Section 4. Conditions of the Placement Agent’s Obligations. The obligations of the Placement Agent as provided herein shall be subject to the accuracy of the representations, warranties and agreements of the Company set forth herein as of the date hereof and as of the Closing Date as though then made, to the timely performance by the Company of its covenants and other obligations hereunder, and to each of the following conditions:
(a) No Material Adverse Change. For the period from and after the date of this Agreement and prior to the Closing Date, in the sole and absolute discretion of the Placement Agent, there shall have not occurred any Material Adverse Change.
(b) Opinions of Counsel for the Company.

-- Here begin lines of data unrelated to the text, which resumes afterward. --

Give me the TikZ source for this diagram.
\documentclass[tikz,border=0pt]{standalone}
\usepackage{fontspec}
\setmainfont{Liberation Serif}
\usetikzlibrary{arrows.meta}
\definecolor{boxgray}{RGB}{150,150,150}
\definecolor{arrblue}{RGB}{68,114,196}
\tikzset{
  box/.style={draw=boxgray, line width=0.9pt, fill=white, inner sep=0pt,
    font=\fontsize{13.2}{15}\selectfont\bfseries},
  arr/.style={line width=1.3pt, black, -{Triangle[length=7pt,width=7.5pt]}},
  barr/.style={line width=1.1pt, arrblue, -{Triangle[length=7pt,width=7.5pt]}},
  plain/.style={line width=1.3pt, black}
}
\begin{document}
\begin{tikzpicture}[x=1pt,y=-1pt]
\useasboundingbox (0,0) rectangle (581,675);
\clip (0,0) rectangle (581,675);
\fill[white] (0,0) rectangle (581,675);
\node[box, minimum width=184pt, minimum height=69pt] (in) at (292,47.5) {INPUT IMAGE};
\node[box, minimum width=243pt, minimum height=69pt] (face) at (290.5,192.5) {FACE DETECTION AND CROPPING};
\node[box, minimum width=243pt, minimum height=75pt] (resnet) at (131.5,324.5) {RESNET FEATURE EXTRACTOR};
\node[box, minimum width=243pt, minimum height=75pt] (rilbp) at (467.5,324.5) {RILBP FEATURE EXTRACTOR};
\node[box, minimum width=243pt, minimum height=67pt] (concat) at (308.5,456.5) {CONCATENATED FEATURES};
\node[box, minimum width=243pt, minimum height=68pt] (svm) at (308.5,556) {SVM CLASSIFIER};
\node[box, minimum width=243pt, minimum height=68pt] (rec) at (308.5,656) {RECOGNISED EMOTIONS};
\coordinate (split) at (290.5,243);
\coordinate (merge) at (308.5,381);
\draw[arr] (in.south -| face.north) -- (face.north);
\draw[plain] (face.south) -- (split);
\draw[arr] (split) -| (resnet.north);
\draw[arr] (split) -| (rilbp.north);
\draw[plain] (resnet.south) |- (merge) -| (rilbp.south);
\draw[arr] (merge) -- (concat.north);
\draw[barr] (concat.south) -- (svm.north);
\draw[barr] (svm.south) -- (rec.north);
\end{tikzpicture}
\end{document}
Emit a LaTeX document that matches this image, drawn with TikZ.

On the Closing Date, the Placement Agent shall have received an opinion letter of counsel to the Company, dated as of such Closing Date, expressing (i) each of the opinions substantially in the form set forth on Exhibit F hereto and (ii) each of the opinions expressed in the opinion letter provided to the Purchasers by counsel to the Company on the Closing Date pursuant to the Securities Purchase Agreement. Alternatively, the opinions set forth on Exhibit F hereto may be provided in a separate opinion letter of counsel to the Company, dated as of such Closing Date, addressed and delivered only to the Placement Agent, in which case the opinion letter provided to the Purchasers by counsel to the Company on the Closing Date pursuant to the Securities Purchase Agreement shall also be addressed and delivered to the Placement Agent.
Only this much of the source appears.